The third success is Piotr Uklanski’s "The Nazis," which compiles 147 photographs and illustrations of actors portraying Nazis in films, including Richard Burton, Clint Eastwood and virtually every major Hollywood figure of the past half-century. Seeing these stars, marketed as ideal images of masculinity, massed in full Nazi regalia, is simultaneously chilling and glamorous, because, free of dramatic context, all that remains is the uniform and the handsome man in it.
The overwhelming impression gained from Mirroring Evil is of a closed loop, a snake eating its own tail. Taken collectively, the show demonstrates, obscene as it sounds, the need for the Holocaust, not just as a historical memory, but as a defining event.
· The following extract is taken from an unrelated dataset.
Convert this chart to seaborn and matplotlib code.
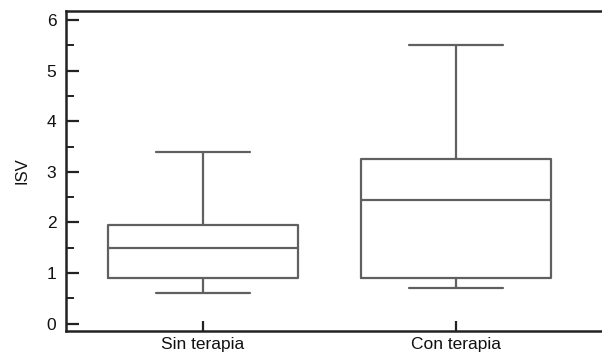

To be a Holocaust survivor is to be something larger than oneself, and these artworks gain the majority of their power from the existence of living Holocaust survivors–as shocked audience, of course, because provocation is the life’s blood of contemporary art, but also as proof that the art is, in fact, dealing with reality and not merely with media-culture abstractions.
Fifty years from now, when no Holocaust survivors remain, to whom will these pieces speak? The show is a conversation between young Jews and their elders, and the older generation comes out on top. They control the debate at every turn, from its title, which implants the word "evil" in a viewer’s mind before a single work has been seen, to the large sign blocking the entrance to the major works in the show, to its very location. Indeed, the fact that this exhibit is at the Jewish Museum saps its impact. A far braver choice would have been to show these works at the Guggenheim, or the Whitney–museums catering specifically to the broadest possible public. But perhaps the fact that no other museum would be permitted to launch a show like this, without inviting protests ten times those which have already attended Mirroring Evil, makes a larger statement than anything hanging on the Jewish Museum’s walls.